Look through the data below. Show each line where the string "this" occurs.

** BEGIN **

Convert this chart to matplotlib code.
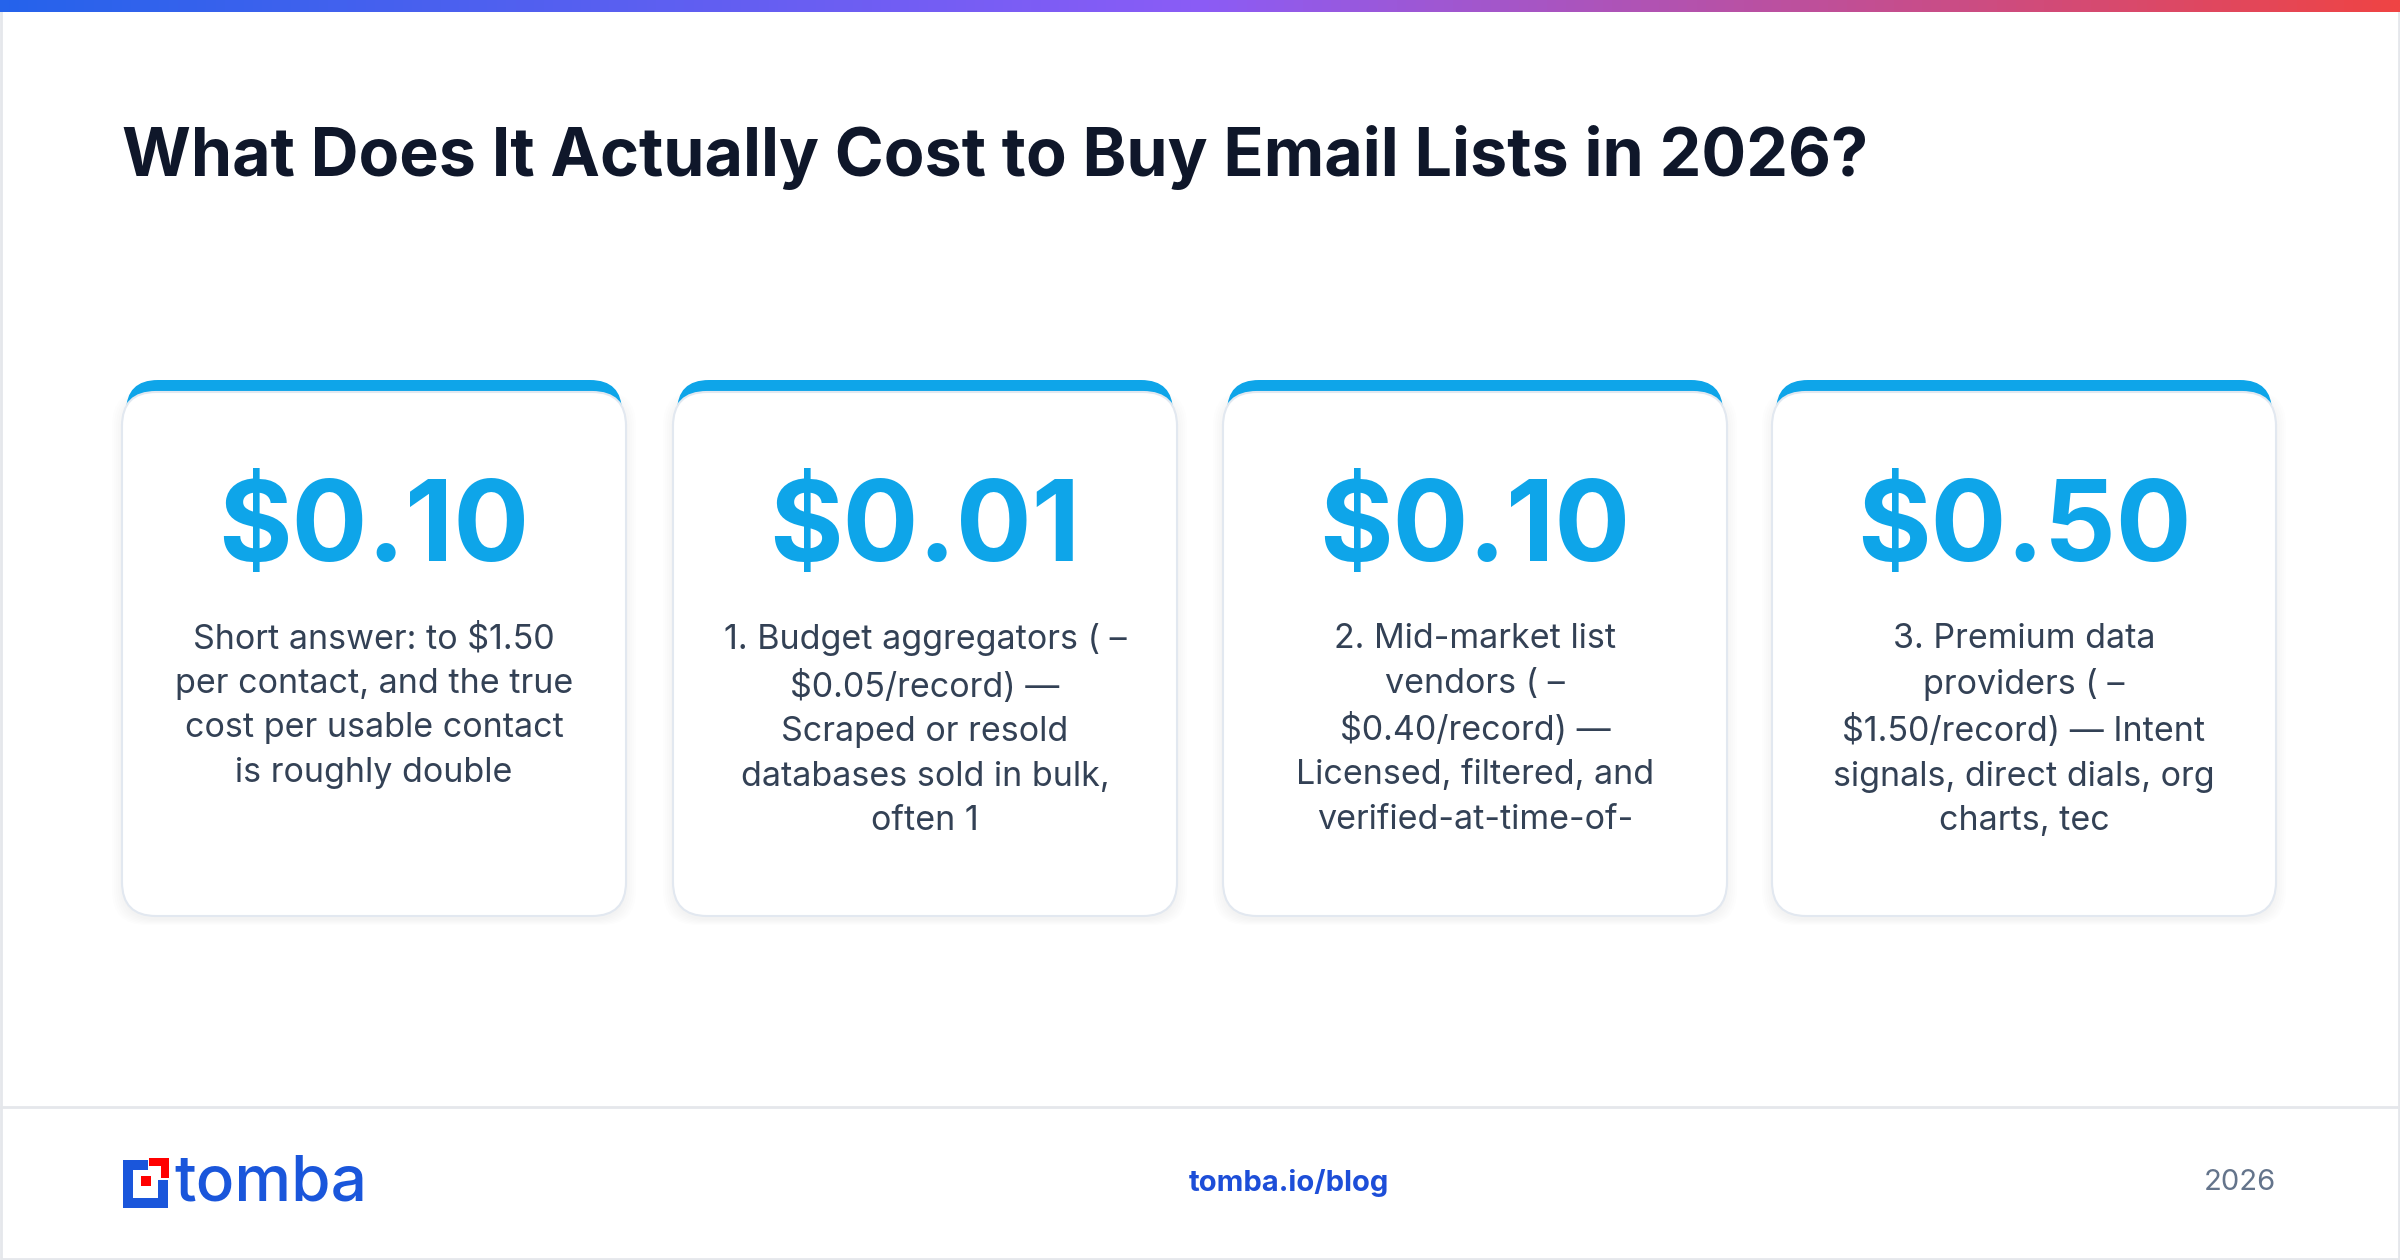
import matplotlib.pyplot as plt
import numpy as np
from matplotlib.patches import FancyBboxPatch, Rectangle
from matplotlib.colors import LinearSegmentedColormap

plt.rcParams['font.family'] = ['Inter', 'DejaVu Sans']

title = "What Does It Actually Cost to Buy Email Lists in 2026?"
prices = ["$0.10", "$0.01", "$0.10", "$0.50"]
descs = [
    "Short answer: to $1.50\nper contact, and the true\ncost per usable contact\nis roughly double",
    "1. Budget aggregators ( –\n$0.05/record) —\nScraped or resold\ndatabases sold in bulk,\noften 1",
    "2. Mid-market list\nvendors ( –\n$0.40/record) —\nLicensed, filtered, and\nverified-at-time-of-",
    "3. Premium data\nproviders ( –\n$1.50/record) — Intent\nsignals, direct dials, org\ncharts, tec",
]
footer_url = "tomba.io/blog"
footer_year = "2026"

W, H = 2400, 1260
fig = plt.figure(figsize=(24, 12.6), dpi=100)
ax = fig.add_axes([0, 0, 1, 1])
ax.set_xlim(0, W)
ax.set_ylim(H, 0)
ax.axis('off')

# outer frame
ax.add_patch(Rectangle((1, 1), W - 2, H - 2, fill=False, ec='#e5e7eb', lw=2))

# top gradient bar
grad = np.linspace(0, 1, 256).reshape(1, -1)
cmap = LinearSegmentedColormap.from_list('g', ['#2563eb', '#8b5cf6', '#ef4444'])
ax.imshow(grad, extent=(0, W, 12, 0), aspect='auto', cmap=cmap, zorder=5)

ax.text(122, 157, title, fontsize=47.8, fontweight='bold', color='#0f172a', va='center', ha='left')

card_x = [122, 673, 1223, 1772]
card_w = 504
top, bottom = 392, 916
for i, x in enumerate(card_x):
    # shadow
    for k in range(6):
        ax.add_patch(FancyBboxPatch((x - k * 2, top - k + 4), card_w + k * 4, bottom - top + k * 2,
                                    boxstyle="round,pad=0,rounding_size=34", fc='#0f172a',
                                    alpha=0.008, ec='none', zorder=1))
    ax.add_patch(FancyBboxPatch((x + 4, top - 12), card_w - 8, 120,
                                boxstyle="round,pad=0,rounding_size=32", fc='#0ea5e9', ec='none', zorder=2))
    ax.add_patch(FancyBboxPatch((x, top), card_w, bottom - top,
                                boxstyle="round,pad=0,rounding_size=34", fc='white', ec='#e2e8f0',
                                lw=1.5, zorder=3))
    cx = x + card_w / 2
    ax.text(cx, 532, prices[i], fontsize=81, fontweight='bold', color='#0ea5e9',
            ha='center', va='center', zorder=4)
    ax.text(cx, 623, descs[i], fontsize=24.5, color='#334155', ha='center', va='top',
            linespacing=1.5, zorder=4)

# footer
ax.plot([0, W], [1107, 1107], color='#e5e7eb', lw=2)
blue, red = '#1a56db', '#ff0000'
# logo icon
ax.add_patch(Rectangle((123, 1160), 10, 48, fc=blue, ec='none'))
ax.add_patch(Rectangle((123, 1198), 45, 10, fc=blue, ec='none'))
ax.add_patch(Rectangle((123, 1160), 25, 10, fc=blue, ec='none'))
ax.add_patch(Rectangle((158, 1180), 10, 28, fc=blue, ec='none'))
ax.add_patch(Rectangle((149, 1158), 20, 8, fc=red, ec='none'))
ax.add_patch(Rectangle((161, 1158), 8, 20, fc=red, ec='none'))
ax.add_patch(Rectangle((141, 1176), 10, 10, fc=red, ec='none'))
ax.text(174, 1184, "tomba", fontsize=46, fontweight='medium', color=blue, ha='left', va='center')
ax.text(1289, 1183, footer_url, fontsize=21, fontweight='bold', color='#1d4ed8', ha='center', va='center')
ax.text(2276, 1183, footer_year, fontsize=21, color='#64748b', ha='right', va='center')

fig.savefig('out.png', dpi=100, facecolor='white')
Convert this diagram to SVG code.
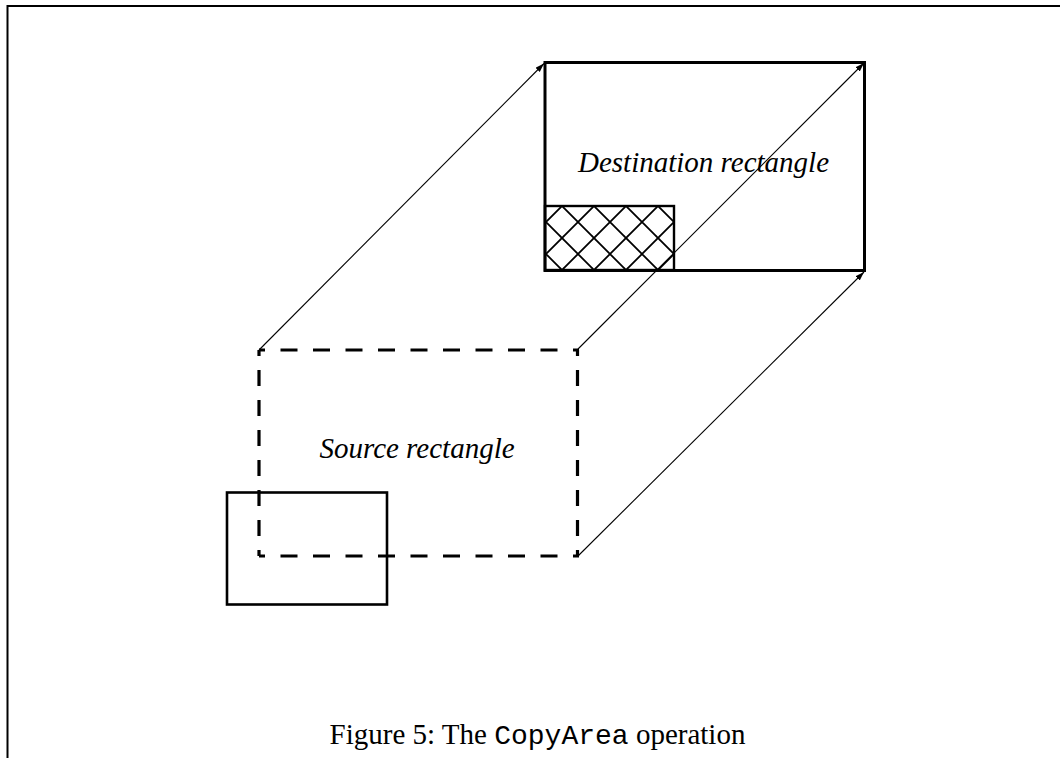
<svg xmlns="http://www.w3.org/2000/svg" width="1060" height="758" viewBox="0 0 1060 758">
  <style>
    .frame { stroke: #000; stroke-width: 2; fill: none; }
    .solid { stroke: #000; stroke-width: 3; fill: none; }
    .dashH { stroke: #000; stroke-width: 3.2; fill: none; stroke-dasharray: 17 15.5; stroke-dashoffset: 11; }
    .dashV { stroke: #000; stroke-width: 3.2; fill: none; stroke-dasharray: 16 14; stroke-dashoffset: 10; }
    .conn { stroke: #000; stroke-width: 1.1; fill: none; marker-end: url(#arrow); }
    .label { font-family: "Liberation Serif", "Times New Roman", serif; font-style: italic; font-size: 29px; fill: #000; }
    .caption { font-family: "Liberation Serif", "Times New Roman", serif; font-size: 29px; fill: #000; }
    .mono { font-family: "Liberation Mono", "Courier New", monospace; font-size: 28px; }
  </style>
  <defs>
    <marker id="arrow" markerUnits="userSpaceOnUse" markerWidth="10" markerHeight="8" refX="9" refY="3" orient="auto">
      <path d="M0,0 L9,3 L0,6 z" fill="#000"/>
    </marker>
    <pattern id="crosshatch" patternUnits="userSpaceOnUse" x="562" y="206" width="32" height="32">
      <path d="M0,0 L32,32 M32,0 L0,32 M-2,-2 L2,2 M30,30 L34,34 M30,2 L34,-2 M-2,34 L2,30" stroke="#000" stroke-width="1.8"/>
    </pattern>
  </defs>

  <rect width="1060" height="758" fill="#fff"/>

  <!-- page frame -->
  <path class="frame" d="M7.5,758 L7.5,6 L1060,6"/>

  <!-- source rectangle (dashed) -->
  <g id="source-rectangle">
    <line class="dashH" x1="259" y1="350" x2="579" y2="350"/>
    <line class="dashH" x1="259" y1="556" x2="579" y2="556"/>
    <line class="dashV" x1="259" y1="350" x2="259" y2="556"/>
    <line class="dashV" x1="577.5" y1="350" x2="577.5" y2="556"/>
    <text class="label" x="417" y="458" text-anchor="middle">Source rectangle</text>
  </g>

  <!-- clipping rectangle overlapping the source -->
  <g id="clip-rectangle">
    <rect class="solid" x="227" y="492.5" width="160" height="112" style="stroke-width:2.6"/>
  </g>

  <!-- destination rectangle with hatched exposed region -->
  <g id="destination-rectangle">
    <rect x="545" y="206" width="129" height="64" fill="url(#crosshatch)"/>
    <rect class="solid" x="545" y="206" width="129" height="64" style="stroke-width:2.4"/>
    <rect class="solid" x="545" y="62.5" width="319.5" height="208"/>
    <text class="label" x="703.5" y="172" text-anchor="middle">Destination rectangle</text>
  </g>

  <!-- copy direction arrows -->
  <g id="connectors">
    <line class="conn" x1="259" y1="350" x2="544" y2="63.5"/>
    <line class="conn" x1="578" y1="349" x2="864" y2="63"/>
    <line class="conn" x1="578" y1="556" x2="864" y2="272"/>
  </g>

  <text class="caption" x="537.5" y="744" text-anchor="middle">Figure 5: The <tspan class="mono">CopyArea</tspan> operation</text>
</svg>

** END **

→ **Right answer**:
Convert this chart to matplotlib code.
Convert this diagram to SVG code.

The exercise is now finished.